とらキチ

幸せへのまわり道のとらキチのレビュー・感想・評価

幸せへのまわり道(2019年製作の映画)
4.4
劇場公開時鑑賞しましたがCSにて再鑑賞再レビュー。
「エスクァイア」誌に掲載された記事を基に、アメリカの子供向け長寿番組の名物司会者と雑誌記者の交流を描いたドラマ。
「エルヴィス」でトム・ハンクスの本当に憎たらしい“大佐”役の“怪演”を観て思い出したのが、今作での“フレッド・ロジャース”役の“怪演”。
どんな相手でも分け隔てなく接し、穏やかな、まさに“聖人”とでも言うべき人柄のMr.ロジャース。だが元々の彼の性格は短気であり、その穏やかさは訓練の賜物だと語られる。そんな“ヒーロー”を演じた今作でのトムは、目の奥が決して笑っていない。1番わかりやすくて象徴的だったのがラストのピアノを弾くシーンだったけど、今回改めて見直してみても、あらゆるシーンでやっぱり目の奥は笑っていない。それでもコチラの心にメチャクチャ響く素敵な言葉をドンドン紡いでくるのだから、コレぞ“怪演”と言わずして何と言えよう。

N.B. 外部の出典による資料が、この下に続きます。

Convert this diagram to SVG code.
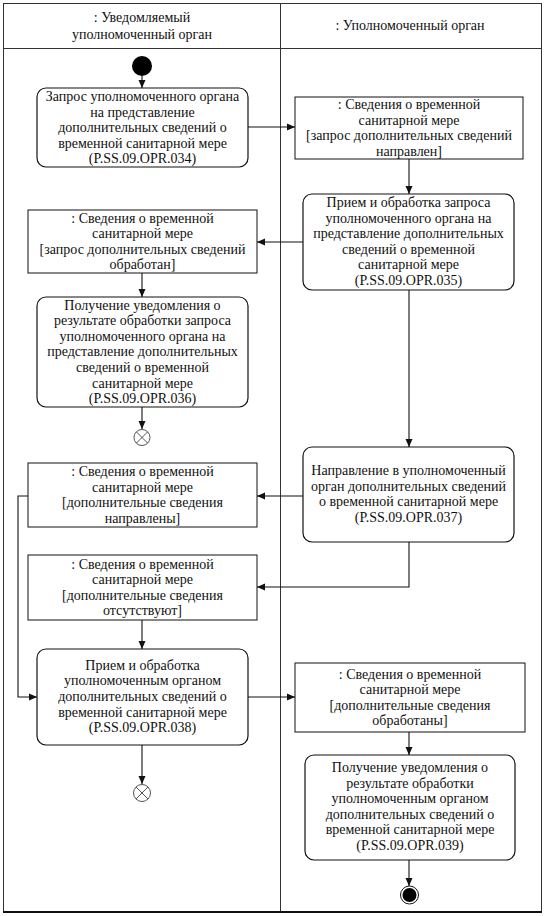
<svg xmlns="http://www.w3.org/2000/svg" width="545" height="916" viewBox="0 0 545 916">
<defs>
<style>
text{font-family:'Liberation Serif','DejaVu Serif',serif;font-size:14px;fill:#111;text-anchor:middle}
.lane{fill:none;stroke:#333;stroke-width:1}
.act{fill:#fff;stroke:#111;stroke-width:1.2}
.obj{fill:#fff;stroke:#111;stroke-width:1}
.c{fill:none;stroke:#111;stroke-width:1.1}
</style>
<marker id="ah" viewBox="0 0 8 8" refX="8" refY="4" markerWidth="8" markerHeight="8" markerUnits="userSpaceOnUse" orient="auto">
<path d="M0,0.5 L8,4 L0,7.5 z" fill="#111"/>
</marker>
</defs>
<rect x="0" y="0" width="545" height="916" fill="#fff"/>
<g id="lanes" font-family="Liberation Serif, serif">
<rect class="lane" x="3.5" y="3.5" width="538" height="908"/>
<line class="lane" x1="3.5" y1="48.5" x2="541.5" y2="48.5"/>
<line class="lane" x1="280.5" y1="3.5" x2="280.5" y2="911.5"/>
<line x1="3" y1="912" x2="542" y2="912" stroke="#111" stroke-width="2"/>
<text x="142" y="22">: Уведомляемый</text>
<text x="142" y="39">уполномоченный орган</text>
<text x="410" y="30">: Уполномоченный орган</text>
</g>
<g id="connectors">
<line class="c" x1="142" y1="76" x2="142" y2="88" marker-end="url(#ah)"/>
<line class="c" x1="248" y1="127" x2="295" y2="127" marker-end="url(#ah)"/>
<line class="c" x1="409" y1="159" x2="409" y2="194" marker-end="url(#ah)"/>
<line class="c" x1="303" y1="242" x2="257" y2="242" marker-end="url(#ah)"/>
<line class="c" x1="142" y1="273" x2="142" y2="297" marker-end="url(#ah)"/>
<line class="c" x1="142" y1="407" x2="142" y2="429" marker-end="url(#ah)"/>
<line class="c" x1="409" y1="290" x2="409" y2="447" marker-end="url(#ah)"/>
<line class="c" x1="303" y1="496" x2="257" y2="496" marker-end="url(#ah)"/>
<polyline class="c" points="409,542 409,587 257,587" marker-end="url(#ah)"/>
<line class="c" x1="142" y1="620" x2="142" y2="649" marker-end="url(#ah)"/>
<polyline class="c" points="28,496 18,496 18,697 37,697" marker-end="url(#ah)"/>
<line class="c" x1="248" y1="697" x2="295" y2="697" marker-end="url(#ah)"/>
<line class="c" x1="142" y1="745" x2="142" y2="784" marker-end="url(#ah)"/>
<line class="c" x1="409" y1="732" x2="409" y2="755" marker-end="url(#ah)"/>
<line class="c" x1="409" y1="860" x2="409" y2="886" marker-end="url(#ah)"/>
</g>
<g id="start">
<circle cx="142" cy="66" r="10" fill="#000"/>
</g>
<g id="a034">
<rect class="act" x="37" y="88" width="211" height="79" rx="9"/>
<text x="142.5" y="101">Запрос уполномоченного органа</text>
<text x="142.5" y="116.6">на представление</text>
<text x="142.5" y="132.2">дополнительных сведений о</text>
<text x="142.5" y="147.8">временной санитарной мере</text>
<text x="142.5" y="163.4">(P.SS.09.OPR.034)</text>
</g>
<g id="o1">
<rect class="obj" x="295" y="97" width="228" height="62"/>
<text x="409" y="109">: Сведения о временной</text>
<text x="409" y="124.6">санитарной мере</text>
<text x="409" y="140.2">[запрос дополнительных сведений</text>
<text x="409" y="155.8">направлен]</text>
</g>
<g id="a035">
<rect class="act" x="303" y="194" width="211" height="96" rx="9"/>
<text x="408.5" y="207">Прием и обработка запроса</text>
<text x="408.5" y="222.6">уполномоченного органа на</text>
<text x="408.5" y="238.2">представление дополнительных</text>
<text x="408.5" y="253.8">сведений о временной</text>
<text x="408.5" y="269.4">санитарной мере</text>
<text x="408.5" y="285">(P.SS.09.OPR.035)</text>
</g>
<g id="o2">
<rect class="obj" x="28" y="210" width="229" height="63"/>
<text x="142.5" y="222.5">: Сведения о временной</text>
<text x="142.5" y="238.1">санитарной мере</text>
<text x="142.5" y="253.7">[запрос дополнительных сведений</text>
<text x="142.5" y="269.3">обработан]</text>
</g>
<g id="a036">
<rect class="act" x="37" y="297" width="211" height="110" rx="9"/>
<text x="142.5" y="309.5">Получение уведомления о</text>
<text x="142.5" y="325.1">результате обработки запроса</text>
<text x="142.5" y="340.7">уполномоченного органа на</text>
<text x="142.5" y="356.3">представление дополнительных</text>
<text x="142.5" y="371.9">сведений о временной</text>
<text x="142.5" y="387.5">санитарной мере</text>
<text x="142.5" y="403.1">(P.SS.09.OPR.036)</text>
</g>
<g id="flowend1">
<circle cx="142" cy="437.5" r="8" fill="#fff" stroke="#555" stroke-width="1"/>
<path d="M136.3,431.8 L147.7,443.2 M147.7,431.8 L136.3,443.2" stroke="#555" stroke-width="1"/>
</g>
<g id="a037">
<rect class="act" x="303" y="447" width="211" height="95" rx="9"/>
<text x="408.5" y="475">Направление в уполномоченный</text>
<text x="408.5" y="490.6">орган дополнительных сведений</text>
<text x="408.5" y="506.2">о временной санитарной мере</text>
<text x="408.5" y="521.8">(P.SS.09.OPR.037)</text>
</g>
<g id="o3">
<rect class="obj" x="28" y="463" width="229" height="64"/>
<text x="142.5" y="476">: Сведения о временной</text>
<text x="142.5" y="491.6">санитарной мере</text>
<text x="142.5" y="507.2">[дополнительные сведения</text>
<text x="142.5" y="522.8">направлены]</text>
</g>
<g id="o4">
<rect class="obj" x="28" y="555" width="229" height="65"/>
<text x="142.5" y="568.5">: Сведения о временной</text>
<text x="142.5" y="584.1">санитарной мере</text>
<text x="142.5" y="599.7">[дополнительные сведения</text>
<text x="142.5" y="615.3">отсутствуют]</text>
</g>
<g id="a038">
<rect class="act" x="37" y="649" width="211" height="96" rx="9"/>
<text x="142.5" y="669.8">Прием и обработка</text>
<text x="142.5" y="685.4">уполномоченным органом</text>
<text x="142.5" y="701">дополнительных сведений о</text>
<text x="142.5" y="716.6">временной санитарной мере</text>
<text x="142.5" y="732.2">(P.SS.09.OPR.038)</text>
</g>
<g id="flowend2">
<circle cx="142" cy="793" r="8.5" fill="#fff" stroke="#555" stroke-width="1"/>
<path d="M136,787 L148,799 M148,787 L136,799" stroke="#555" stroke-width="1"/>
</g>
<g id="o5">
<rect class="obj" x="295" y="663" width="230" height="69"/>
<text x="410" y="678.5">: Сведения о временной</text>
<text x="410" y="694.1">санитарной мере</text>
<text x="410" y="709.7">[дополнительные сведения</text>
<text x="410" y="725.3">обработаны]</text>
</g>
<g id="a039">
<rect class="act" x="305" y="755" width="210" height="105" rx="9"/>
<text x="410" y="772">Получение уведомления о</text>
<text x="410" y="787.6">результате обработки</text>
<text x="410" y="803.2">уполномоченным органом</text>
<text x="410" y="818.8">дополнительных сведений о</text>
<text x="410" y="834.4">временной санитарной мере</text>
<text x="410" y="850">(P.SS.09.OPR.039)</text>
</g>
<g id="final">
<circle cx="409.5" cy="895" r="9" fill="#fff" stroke="#111" stroke-width="1"/>
<circle cx="409.5" cy="895" r="7" fill="#000"/>
</g>
</svg>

愛と赦しを描いた素敵な物語。「Mister Rogers' Neighborhood」の番組を使った入れ子構造で、主人公の雑誌記者が自身のトラウマと向き合い“赦す”ことになっていく、そのプロットが上手い。そしてあの“1分間”のシーン。劇場鑑賞当時も今回も、あの時間は劇中の人達と一緒に自分自身の事を思い浮かべ涙が溢れてしまった。